1. In his third season, West Virginia coach Dana Holgorsen is moving backward. After going 10-3 and winning the Orange Bowl in 2011, West Virginia is 11-12 in the last two seasons — its first two in the Big 12.

2. Dreamius Smith, a Wichita native and one-time KU commit, is the Mountaineers’ second-leading rusher with 424 yards in 94 carries.

3. The Mountaineers have played two straight overtime games, beating TCU 30-27 and falling 47-40 to Texas last week.

Key matchup: Kansas’ defense vs. West Virginia’s passing attack. Last week, the KU secondary had a rare poor performance in a 42-6 loss to Oklahoma State. West Virginia averages 254 yards in the air. The Jayhawks must make West Virginia win on the ground.

Rustin Dodd’s pick: West Virginia, 27-19

Kansas has a chance to bury its Big 12 Conference losing streak. But the KU offense — whether Charlie Weis starts Jake Heaps or Montell Cozart at QB — must put up a respectable number. It’s possible … but we’ll see.

West Virginia at Kansas

When: 11 a.m.

Where: Memorial Stadium, Lawrence

Records: WVU 4-6, 2-5 Big 12; KU 2-7, 0-6

Radio: KFH, 1240-AM, 98.7-FM

TV: FSKC, Ch. 34

— When Kansas cornerback JaCorey Shepherd switched from wide receiver last year, he missed the feel of the ball in his hands.

The Jayhawks took care of that by having him return kickoffs, and Shepherd has responded.

His 26.8-yard return average ranks second in the Big 12 as Kansas prepares to meet West Virginia at Memorial Stadium on Saturday.

The number received a boost in last week’s 42-6 loss at Oklahoma State.

Shepherd returned a kick 69 yards, and in a good-news, bad-news scenario, posted the fifth-best return day in school history, 169 yards. He had the opportunity to pile up the yards because the Cowboys frequently kicked.

But Shepherd made the most of it.

“My mentality is when I get the ball in my hands, I want to take it to the house,” Shepherd said.

That’s happened once this season, but not on a kickoff. Shepherd returned an interception for a touchdown at TCU.

He’s working on reaching the end zone on a kick, and coach Charlie Weis believes Shepherd has the ability.

“He is dynamic with the ball in his hands,” Weis said. “He’s fast, he’s physical, he can read openings and he runs with power.”

In a perfect world, Weis wouldn’t use Shepherd as a return man. The Jayhawks are thin in the secondary and need the able bodies to remain that way.

But Shepherd likes the action. He didn’t return kicks at Horn High in Mesquite, Texas, and last year returned two.

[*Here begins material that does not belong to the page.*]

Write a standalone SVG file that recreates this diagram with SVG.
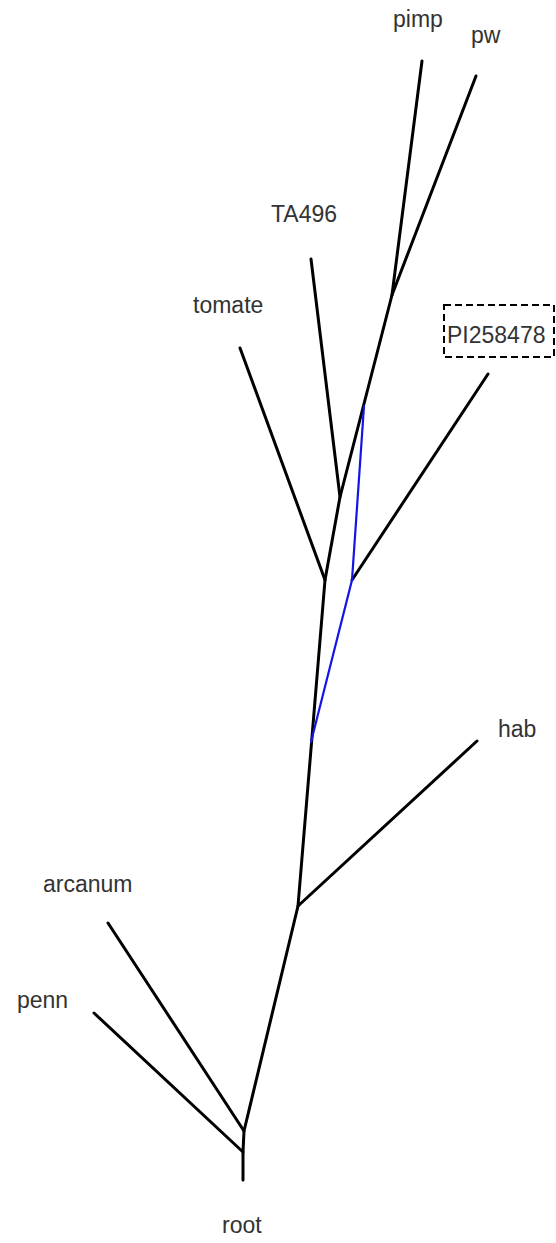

This season, he has returned three kicks for at least 32 yards.

“I don’t look at it as a surprise,” Shepherd said. “I have high expectations for myself.”

Weis said Shepherd’s position switch was made because he had trouble catching the ball. But that doesn’t apply on kickoff returns. He’s camping under end-over-end boots with space in front of him, not chasing down spirals in traffic.

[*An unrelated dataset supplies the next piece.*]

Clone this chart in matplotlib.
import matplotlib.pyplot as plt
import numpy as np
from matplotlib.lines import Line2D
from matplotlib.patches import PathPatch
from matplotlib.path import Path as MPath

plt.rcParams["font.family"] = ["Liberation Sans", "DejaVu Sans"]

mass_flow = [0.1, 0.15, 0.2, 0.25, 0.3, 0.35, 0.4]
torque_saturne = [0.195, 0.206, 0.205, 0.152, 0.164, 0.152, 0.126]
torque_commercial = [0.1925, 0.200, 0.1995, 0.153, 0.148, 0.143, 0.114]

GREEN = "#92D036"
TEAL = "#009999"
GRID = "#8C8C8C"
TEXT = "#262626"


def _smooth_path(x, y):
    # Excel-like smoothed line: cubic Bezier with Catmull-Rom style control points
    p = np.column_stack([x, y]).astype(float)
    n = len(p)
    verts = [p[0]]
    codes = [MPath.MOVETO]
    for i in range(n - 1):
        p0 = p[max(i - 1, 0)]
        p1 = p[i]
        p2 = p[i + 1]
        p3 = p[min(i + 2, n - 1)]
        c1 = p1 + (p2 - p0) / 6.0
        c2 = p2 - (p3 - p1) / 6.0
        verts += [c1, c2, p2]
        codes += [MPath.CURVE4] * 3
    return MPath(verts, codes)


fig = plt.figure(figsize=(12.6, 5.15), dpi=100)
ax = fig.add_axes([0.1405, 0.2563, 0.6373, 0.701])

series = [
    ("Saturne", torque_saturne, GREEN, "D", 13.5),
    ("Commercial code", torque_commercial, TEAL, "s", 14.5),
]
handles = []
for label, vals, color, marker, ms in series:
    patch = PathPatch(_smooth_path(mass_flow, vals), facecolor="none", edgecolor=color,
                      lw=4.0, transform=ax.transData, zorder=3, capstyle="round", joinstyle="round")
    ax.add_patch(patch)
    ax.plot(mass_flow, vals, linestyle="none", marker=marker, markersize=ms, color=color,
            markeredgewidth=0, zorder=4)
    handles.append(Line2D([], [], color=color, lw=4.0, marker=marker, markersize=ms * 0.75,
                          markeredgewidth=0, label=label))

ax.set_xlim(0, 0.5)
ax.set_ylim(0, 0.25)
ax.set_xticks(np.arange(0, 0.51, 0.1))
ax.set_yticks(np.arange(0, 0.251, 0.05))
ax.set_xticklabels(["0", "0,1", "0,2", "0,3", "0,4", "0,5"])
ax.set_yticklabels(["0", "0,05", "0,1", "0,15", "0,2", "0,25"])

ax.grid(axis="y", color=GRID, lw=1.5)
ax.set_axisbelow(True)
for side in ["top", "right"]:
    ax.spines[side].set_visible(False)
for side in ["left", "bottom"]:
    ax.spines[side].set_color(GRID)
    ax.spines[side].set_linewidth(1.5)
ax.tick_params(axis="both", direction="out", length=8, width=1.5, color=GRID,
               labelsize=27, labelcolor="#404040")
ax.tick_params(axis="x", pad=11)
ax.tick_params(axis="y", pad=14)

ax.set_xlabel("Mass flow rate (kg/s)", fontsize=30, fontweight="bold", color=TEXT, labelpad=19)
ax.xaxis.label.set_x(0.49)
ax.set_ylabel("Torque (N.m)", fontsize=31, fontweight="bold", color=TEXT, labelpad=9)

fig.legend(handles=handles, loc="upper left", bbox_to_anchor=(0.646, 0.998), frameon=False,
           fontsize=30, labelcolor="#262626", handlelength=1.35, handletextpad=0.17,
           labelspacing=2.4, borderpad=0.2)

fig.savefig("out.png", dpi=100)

“Kickoff returns are not a very difficult thing to do as far as catching the ball is concerned,” Weis said. “You don’t have anybody right in your face.”

On team struggling to produce offense, Kansas needs every edge it can gain, and it has found a few on special teams.

Besides Shepherd, punter Trevor Pardula ranks second with a 45.4-yard average. Connor Embree is third in punt returns at 12.7.

A year ago, Kansas didn’t have a player finish in the top eight in any category.

The Jayhawks still have issues. Field goal kicking and kickoff coverage has been inconsistent, but Kansas might have a special-teams edge on Saturday.

West Virginia leads the Big 12 in net punting, and although the Mountaineers’ kick return numbers are solid, they have recorded 11 touchbacks. Kansas has only 10, but the Jayhawks figure to have the game’s best return man. He’s glad for the chance.

“I don’t get the ball much in my hands,” Shepherd said. “So when they gave me the opportunity I took it has a challenge. I was really interested in doing this.”